- WRITTEN PROBLEM -
Go through the data and copy every line exactly, but not the images.

======== DATASET SECTION ========

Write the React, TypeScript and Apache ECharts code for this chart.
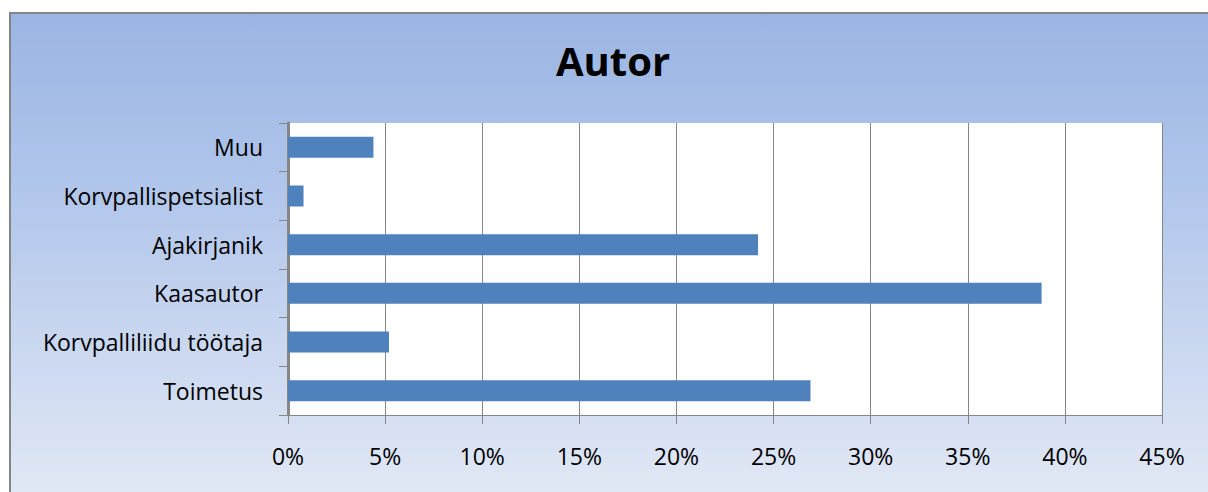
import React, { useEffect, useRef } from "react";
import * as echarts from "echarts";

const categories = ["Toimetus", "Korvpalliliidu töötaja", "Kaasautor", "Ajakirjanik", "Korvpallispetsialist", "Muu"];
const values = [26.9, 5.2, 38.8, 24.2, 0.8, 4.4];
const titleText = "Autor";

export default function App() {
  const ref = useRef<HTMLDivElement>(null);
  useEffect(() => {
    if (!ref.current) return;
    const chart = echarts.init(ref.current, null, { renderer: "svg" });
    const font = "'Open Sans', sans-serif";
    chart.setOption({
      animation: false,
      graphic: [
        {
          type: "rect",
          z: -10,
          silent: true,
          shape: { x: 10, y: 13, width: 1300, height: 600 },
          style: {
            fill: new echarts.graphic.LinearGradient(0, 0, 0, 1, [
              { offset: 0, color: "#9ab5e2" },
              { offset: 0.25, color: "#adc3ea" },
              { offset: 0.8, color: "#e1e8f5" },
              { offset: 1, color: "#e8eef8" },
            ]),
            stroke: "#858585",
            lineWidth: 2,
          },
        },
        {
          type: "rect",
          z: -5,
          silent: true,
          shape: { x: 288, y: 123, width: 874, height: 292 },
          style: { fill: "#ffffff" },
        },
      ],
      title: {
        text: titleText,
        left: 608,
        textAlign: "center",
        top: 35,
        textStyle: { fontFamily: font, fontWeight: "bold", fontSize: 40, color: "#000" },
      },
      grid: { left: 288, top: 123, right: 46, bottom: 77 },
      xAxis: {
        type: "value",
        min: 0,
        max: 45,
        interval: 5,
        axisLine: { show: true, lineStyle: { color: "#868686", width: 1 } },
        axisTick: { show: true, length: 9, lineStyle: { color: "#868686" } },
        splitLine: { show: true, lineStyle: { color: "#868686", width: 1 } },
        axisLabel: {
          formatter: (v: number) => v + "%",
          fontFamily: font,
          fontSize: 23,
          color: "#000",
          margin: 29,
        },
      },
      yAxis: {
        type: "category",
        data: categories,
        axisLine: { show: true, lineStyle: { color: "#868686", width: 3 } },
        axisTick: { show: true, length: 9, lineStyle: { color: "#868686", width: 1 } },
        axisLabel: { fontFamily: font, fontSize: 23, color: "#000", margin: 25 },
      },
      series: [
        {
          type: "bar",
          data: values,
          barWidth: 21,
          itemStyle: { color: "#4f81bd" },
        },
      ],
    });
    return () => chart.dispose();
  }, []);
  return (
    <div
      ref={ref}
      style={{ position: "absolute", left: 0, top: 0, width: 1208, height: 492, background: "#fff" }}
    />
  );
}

========

- CORRECT ANSWER -
Write the React, TypeScript and Apache ECharts code for this chart.
import React, { useEffect, useRef } from "react";
import * as echarts from "echarts";

const categories = ["Toimetus", "Korvpalliliidu töötaja", "Kaasautor", "Ajakirjanik", "Korvpallispetsialist", "Muu"];
const values = [26.9, 5.2, 38.8, 24.2, 0.8, 4.4];
const titleText = "Autor";

export default function App() {
  const ref = useRef<HTMLDivElement>(null);
  useEffect(() => {
    if (!ref.current) return;
    const chart = echarts.init(ref.current, null, { renderer: "svg" });
    const font = "'Open Sans', sans-serif";
    chart.setOption({
      animation: false,
      graphic: [
        {
          type: "rect",
          z: -10,
          silent: true,
          shape: { x: 10, y: 13, width: 1300, height: 600 },
          style: {
            fill: new echarts.graphic.LinearGradient(0, 0, 0, 1, [
              { offset: 0, color: "#9ab5e2" },
              { offset: 0.25, color: "#adc3ea" },
              { offset: 0.8, color: "#e1e8f5" },
              { offset: 1, color: "#e8eef8" },
            ]),
            stroke: "#858585",
            lineWidth: 2,
          },
        },
        {
          type: "rect",
          z: -5,
          silent: true,
          shape: { x: 288, y: 123, width: 874, height: 292 },
          style: { fill: "#ffffff" },
        },
      ],
      title: {
        text: titleText,
        left: 608,
        textAlign: "center",
        top: 35,
        textStyle: { fontFamily: font, fontWeight: "bold", fontSize: 40, color: "#000" },
      },
      grid: { left: 288, top: 123, right: 46, bottom: 77 },
      xAxis: {
        type: "value",
        min: 0,
        max: 45,
        interval: 5,
        axisLine: { show: true, lineStyle: { color: "#868686", width: 1 } },
        axisTick: { show: true, length: 9, lineStyle: { color: "#868686" } },
        splitLine: { show: true, lineStyle: { color: "#868686", width: 1 } },
        axisLabel: {
          formatter: (v: number) => v + "%",
          fontFamily: font,
          fontSize: 23,
          color: "#000",
          margin: 29,
        },
      },
      yAxis: {
        type: "category",
        data: categories,
        axisLine: { show: true, lineStyle: { color: "#868686", width: 3 } },
        axisTick: { show: true, length: 9, lineStyle: { color: "#868686", width: 1 } },
        axisLabel: { fontFamily: font, fontSize: 23, color: "#000", margin: 25 },
      },
      series: [
        {
          type: "bar",
          data: values,
          barWidth: 21,
          itemStyle: { color: "#4f81bd" },
        },
      ],
    });
    return () => chart.dispose();
  }, []);
  return (
    <div
      ref={ref}
      style={{ position: "absolute", left: 0, top: 0, width: 1208, height: 492, background: "#fff" }}
    />
  );
}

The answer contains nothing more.